The Pilgrim Goose was developed and standardised in the USA by Oscar Grow. He recognised the sex-linked colour of the breed, which can be seen even in the down colour and bill colour of the goslings on hatching. He did stress that ‘it is vitally important to employ authentic bred parent stock’, which can be difficult to source. There are people who have bred and sold what they claimed to be white female Pilgrims, but these would have to be progeny-tested and would be very unlikely to have pure offspring.
Enthusiasts for the breed in the UK are actively looking at the genetics for the Pilgrim Goose, particularly in relation to the spot gene, which has crept into many flocks. Read a note on the history of the breed here.
Ganders are white, with some traces of light grey in the back plumage, wings and tail a diagnostic feature of the breed. Geese are light grey, and have white feathers at the front of the head, the white extending around the eyes with age.

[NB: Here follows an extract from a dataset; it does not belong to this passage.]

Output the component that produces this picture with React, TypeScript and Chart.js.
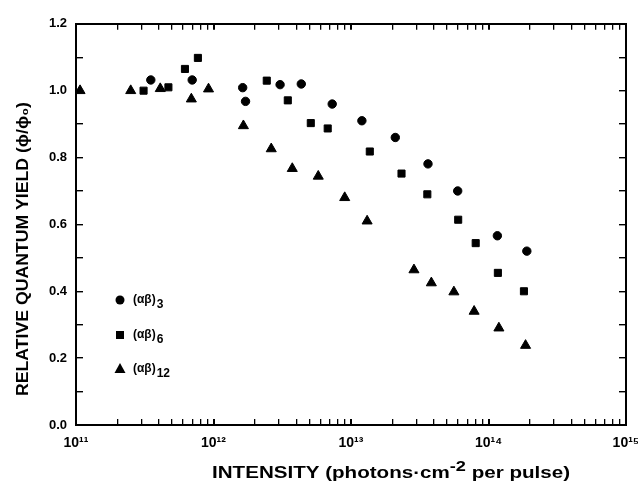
import React, { useEffect, useRef } from "react";
import { Chart, registerables } from "chart.js";

Chart.register(...registerables);

// ---- Data ----
const trimerX = [3.5e11, 7.0e11, 1.63e12, 1.71e12, 3.05e12, 4.35e12, 7.3e12, 1.2e13, 2.1e13, 3.63e13, 5.97e13, 1.16e14, 1.9e14];
const trimerY = [1.032, 1.032, 1.009, 0.968, 1.018, 1.02, 0.96, 0.91, 0.86, 0.781, 0.7, 0.566, 0.52];

const hexamerX = [3.1e11, 4.7e11, 6.2e11, 7.7e11, 2.44e12, 3.47e12, 5.1e12, 6.77e12, 1.37e13, 2.33e13, 3.59e13, 6.02e13, 8.07e13, 1.17e14, 1.81e14];
const hexamerY = [1.0, 1.01, 1.065, 1.098, 1.03, 0.971, 0.903, 0.887, 0.818, 0.752, 0.69, 0.614, 0.544, 0.455, 0.4];

const dodecamerX = [1.07e11, 2.5e11, 4.1e11, 6.9e11, 9.2e11, 1.65e12, 2.63e12, 3.74e12, 5.78e12, 9.0e12, 1.31e13, 2.87e13, 3.84e13, 5.6e13, 7.86e13, 1.19e14, 1.86e14];
const dodecamerY = [1.0, 1.0, 1.006, 0.975, 1.005, 0.895, 0.826, 0.767, 0.744, 0.68, 0.61, 0.464, 0.425, 0.398, 0.34, 0.29, 0.238];

const seriesBase = "(αβ)";
const seriesSubs = ["3", "6", "12"];
const seriesStyles = ["circle", "rect", "triangle"];

const xDecades = [11, 12, 13, 14, 15];
const xTickLabels = ["10¹¹", "10¹²", "10¹³", "10¹⁴", "10¹⁵"];
const yTickLabels = ["0.0", "0.2", "0.4", "0.6", "0.8", "1.0", "1.2"];

const yTitle = "RELATIVE QUANTUM YIELD (ϕ/ϕ₀)";
const xTitleParts = ["INTENSITY (photons·cm", "-2", " per pulse)"];

const FONT = "'Liberation Sans', Arial, sans-serif";

function pts(xs: number[], ys: number[]) {
  return xs.map((x, i) => ({ x, y: ys[i] }));
}

function allXTicks() {
  const ticks: { value: number; major: boolean }[] = [];
  for (let d = 0; d < xDecades.length - 1; d++) {
    for (let m = 1; m <= 9; m++) ticks.push({ value: m * Math.pow(10, xDecades[d]), major: m === 1 });
  }
  ticks.push({ value: Math.pow(10, xDecades[xDecades.length - 1]), major: true });
  return ticks;
}

function isDecade(v: number) {
  const lg = Math.log10(v);
  return Math.abs(lg - Math.round(lg)) < 1e-6;
}

function drawText(ctx: CanvasRenderingContext2D) {
  ctx.save();
  ctx.fillStyle = "#000";
  // legend
  const lx = 120;
  const lys = [300, 335, 369];
  lys.forEach((ly, i) => {
    const st = seriesStyles[i];
    ctx.beginPath();
    if (st === "circle") {
      ctx.arc(lx, ly, 4.5, 0, Math.PI * 2);
    } else if (st === "rect") {
      ctx.rect(lx - 4, ly - 4, 8, 8);
    } else {
      ctx.moveTo(lx, ly - 6);
      ctx.lineTo(lx + 5.5, ly + 4);
      ctx.lineTo(lx - 5.5, ly + 4);
      ctx.closePath();
    }
    ctx.fill();
    ctx.font = `bold 12px ${FONT}`;
    ctx.textBaseline = "middle";
    ctx.textAlign = "left";
    const tx = lx + 13;
    ctx.fillText(seriesBase, tx, ly);
    const w = ctx.measureText(seriesBase).width;
    ctx.fillText(seriesSubs[i], tx + w + 1, ly + 5);
  });

  // y title
  ctx.save();
  ctx.font = `bold 17px ${FONT}`;
  const wy = ctx.measureText(yTitle).width || 1;
  const targetY = 294;
  ctx.translate(23, 249);
  ctx.rotate(-Math.PI / 2);
  ctx.scale(targetY / wy, 1);
  ctx.textAlign = "center";
  ctx.textBaseline = "middle";
  ctx.fillText(yTitle, 0, 0);
  ctx.restore();

  // x title
  ctx.save();
  const big = `bold 17px ${FONT}`;
  const small = `bold 15px ${FONT}`;
  ctx.font = big;
  const w0 = ctx.measureText(xTitleParts[0]).width;
  ctx.font = small;
  const w1 = ctx.measureText(xTitleParts[1]).width;
  ctx.font = big;
  const w2 = ctx.measureText(xTitleParts[2]).width;
  const total = w0 + w1 + w2 || 1;
  const targetX = 358;
  ctx.translate(391 - targetX / 2, 478);
  ctx.scale(targetX / total, 1);
  ctx.textAlign = "left";
  ctx.textBaseline = "alphabetic";
  ctx.font = big;
  ctx.fillText(xTitleParts[0], 0, 0);
  ctx.font = small;
  ctx.fillText(xTitleParts[1], w0, -7);
  ctx.font = big;
  ctx.fillText(xTitleParts[2], w0 + w1, 0);
  ctx.restore();
  ctx.restore();
}

export default function App() {
  const ref = useRef<HTMLCanvasElement | null>(null);
  const overlayRef = useRef<HTMLCanvasElement | null>(null);
  useEffect(() => {
    if (!ref.current) return;
    const mk = (xs: number[], ys: number[], i: number, r: number) => ({
      label: seriesBase + seriesSubs[i],
      data: pts(xs, ys),
      pointStyle: seriesStyles[i],
      pointRadius: r,
      pointHoverRadius: r,
      backgroundColor: "#000",
      borderColor: "#000",
      borderWidth: 1,
      showLine: false,
      xAxisID: "x",
      yAxisID: "y",
    });
    const tickFont = { family: FONT, size: 13, weight: "bold" };
    const border = { display: true, color: "#000", width: 2 };
    const xGrid = {
      display: true,
      drawOnChartArea: false,
      drawTicks: true,
      tickLength: -6,
      color: "#000",
      lineWidth: (c: any) => (c.tick && isDecade(c.tick.value) ? 2 : 1.3),
    };
    const yGrid = {
      display: true,
      drawOnChartArea: false,
      drawTicks: true,
      tickLength: -7,
      color: "#000",
      lineWidth: 1.4,
    };
    const xMin = Math.pow(10, xDecades[0]);
    const xMax = Math.pow(10, xDecades[xDecades.length - 1]);
    const chart = new Chart(ref.current, {
      type: "scatter",
      data: {
        datasets: [
          mk(trimerX, trimerY, 0, 4.2),
          mk(hexamerX, hexamerY, 1, 5.0),
          mk(dodecamerX, dodecamerY, 2, 5.8),
        ],
      },
      options: {
        responsive: false,
        animation: false,
        events: [],
        layout: { padding: { left: 0, right: 12, top: 20, bottom: 0 } },
        plugins: { legend: { display: false }, title: { display: false }, tooltip: { enabled: false } },
        scales: {
          x: {
            type: "logarithmic",
            axis: "x",
            position: "bottom",
            min: xMin,
            max: xMax,
            grid: xGrid,
            border,
            afterBuildTicks: (scale: any) => {
              scale.ticks = allXTicks().map((t) => ({ value: t.value }));
            },
            afterFit: (scale: any) => {
              scale.height = 59;
              scale.paddingLeft = 0;
              scale.paddingRight = 0;
            },
            ticks: {
              autoSkip: false,
              maxRotation: 0,
              minRotation: 0,
              padding: 16,
              color: "#000",
              font: { ...tickFont, size: 14 },
              callback: (v: any) => {
                const n = Number(v);
                if (!isDecade(n)) return "";
                const idx = xDecades.indexOf(Math.round(Math.log10(n)));
                return idx >= 0 ? xTickLabels[idx] : "";
              },
            },
          },
          x2: {
            type: "logarithmic",
            axis: "x",
            position: "top",
            min: xMin,
            max: xMax,
            grid: xGrid,
            border,
            afterBuildTicks: (scale: any) => {
              scale.ticks = allXTicks().map((t) => ({ value: t.value }));
            },
            afterFit: (scale: any) => {
              scale.height = 0;
              scale.paddingLeft = 0;
              scale.paddingRight = 0;
            },
            ticks: { display: false, autoSkip: false, maxRotation: 0, minRotation: 0 },
          },
          y: {
            type: "linear",
            axis: "y",
            position: "left",
            min: 0,
            max: 1.2,
            grid: yGrid,
            border,
            afterFit: (scale: any) => {
              scale.width = 76;
            },
            ticks: {
              stepSize: 0.1,
              autoSkip: false,
              padding: 16,
              color: "#000",
              font: tickFont,
              callback: (v: any) => {
                const k = Math.round(Number(v) * 10);
                if (k % 2 !== 0) return "";
                return yTickLabels[k / 2] ?? "";
              },
            },
          },
          y2: {
            type: "linear",
            axis: "y",
            position: "right",
            min: 0,
            max: 1.2,
            grid: yGrid,
            border,
            afterFit: (scale: any) => {
              scale.width = 0;
            },
            ticks: { display: false, stepSize: 0.1, autoSkip: false },
          },
        },
      },
    } as any);
    const oc = overlayRef.current;
    if (oc) {
      const octx = oc.getContext("2d");
      if (octx) {
        octx.clearRect(0, 0, oc.width, oc.height);
        drawText(octx);
      }
    }
    return () => {
      chart.destroy();
      if (oc) {
        const octx = oc.getContext("2d");
        if (octx) octx.clearRect(0, 0, oc.width, oc.height);
      }
    };
  }, []);
  return (
    <div style={{ position: "absolute", left: 0, top: 0, width: 638, height: 484, background: "#fff" }}>
      <canvas ref={ref} width={638} height={484} style={{ position: "absolute", left: 0, top: 0 }} />
      <canvas
        ref={overlayRef}
        width={638}
        height={484}
        style={{ position: "absolute", left: 0, top: 0, pointerEvents: "none" }}
      />
    </div>
  );
}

The commercial attraction and utility of these geese lies primarily in their sex-linked colour, which may easily be lost with cross-breeding.
Weights vary from 6.5–8 kg in the gander and 5.5–7.5 kg in the goose. The females are average layers, often laying two clutches, like the Brecon, of about 30 eggs in total. Pilgrims are renowned for their sweet nature, which applies if they have been handled as young goslings.
Grow, O., 1972. Modern Waterfowl Management and Breeding Guide―American Bantam Association 1972 (fifth printing 1994)
Jerome, F.N. Colour Inheritance in Geese―Can. J. Cytol. 1. 1959, pp 135-141
Jerome, F.N., 1970. Inheritance of plumage colour in domestic geese. In XIV World’s Poultry Congress. Scientific Communications. Genetics and Reproduction. Physiology and Nutrition. (pp. 73-76).